A Report from the Queer Heritage and Collections Network symposium
On the 19-20 of October, the Queer Heritage and Collections Network held its annual symposium. They invited speakers from all over the UK to discuss their research, practice and all things museum-y, archive-y and queer! Queer Norfolk volunteer Adam attended both days of the conference in Leicester, while volunteer Beau Brannick also attended the symposium online, as did Rachel Ridelagh from Norfolk Heritage Centre.
Day 1 kicked off with great talks from representatives from some of the founders of the Network, including Matthew Storey from Historic Royal Palaces, who talked about how he integrated queer histories into the ‘Royal Style in the Making’ exhibition – which included reference to now Norfolk-based historian Jane Hattrick’s work on William Hartnell. Matthew talked about integrating queer histories into everyday displays in a way that was not tokenistic, focusing on how the sexuality (and by extension, gender identity) of the individual should be understood in the context of their life, rather than spoken about as an afterthought. This would be a theme that came up more than once across the conference.
After lunch, the attendees then moved on to the Leicester Museum and Art Gallery, where they looked at how the collection might be ‘queered’. Given guided tours of selected collections, the attendees then explored the collection and thought about how queer interpretation could be applied to objects. Meeting at the end for coffee and cake (yum!), everyone shared their experiences with queering the collection. Interestingly, many focused on the same paintings, including ‘The Girl I Left Behind Me’ by Charles Green. Several people noted that although the painting had a heterosexual focus of the couple in the centre, it invited questions of single-sex spaces in the military and the women who were left behind. Day 1 rounded off with a less-educational but equally enjoyable visit to The Marquis for dinner and drinks.
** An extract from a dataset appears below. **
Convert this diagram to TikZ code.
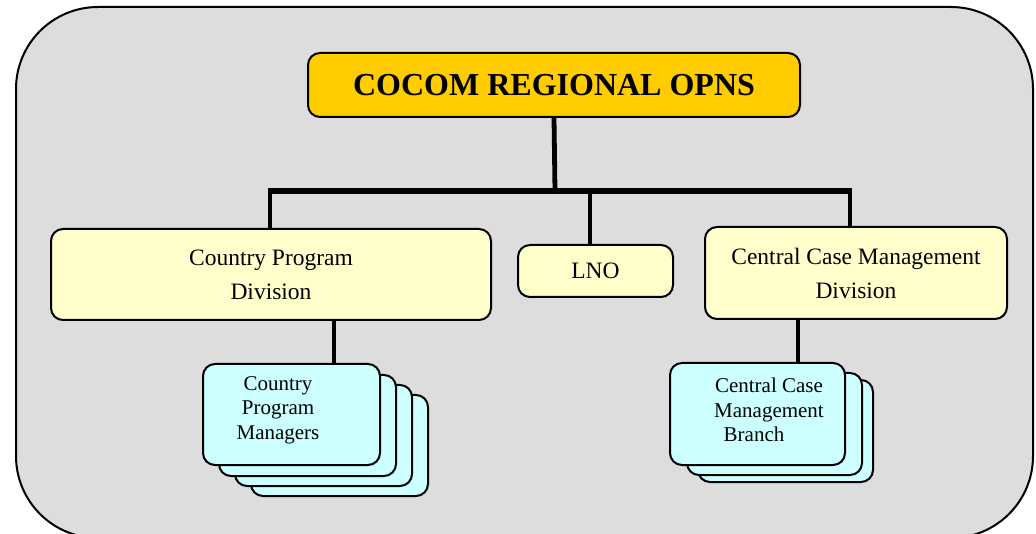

On day 2, volunteer Adam gave a talk on Queer Norfolk: what it is, what it does, and what it means. He explained that not only does the project make queer heritage a more democratic process, but that by working alongside museums, galleries, archives and libraries in Norfolk, real changes can be made to improve how these organisations interact with queer people and help us to tell our stories. He also responded to questions from the online and in-person audience, discussing how the project worked with local institutions to make queer history more democratic.
Adam was not the only speaker from Norfolk, however. Young people from the Teenage History Club at Ancient House, Thetford (ably assisted by Melissa Hawker) were also on hand discussing their work queering the Vikings. They spoke eloquently about how archaeologists’ heteronormative perceptions have obscured and prevented queer interpretations of the past. From spurious skeletal science to explicit erasure of evidence, they highlighted how assumptions can tint our understanding of history by examining grave goods from Santon Downham. A pair of brooches, typically worn by women, were found alongside a sword, typically used by men, so the archaeologists in the 1860s recorded it as a burial of a man and woman. Teenage History Club pointed out the problem with this hypothesis: only one skeleton! They’ve interpreted this in a new temporary exhibition, where the figure depicted in the cabinet presents as non-binary. By ‘queering’ these objects, they challenge visitors to think differently about the distant past.
Overall, the conference was a success. It gave the Queer Norfolk crew lots to think about going forward, and some contacts from across the country who will help shape our ideas and practices going forward.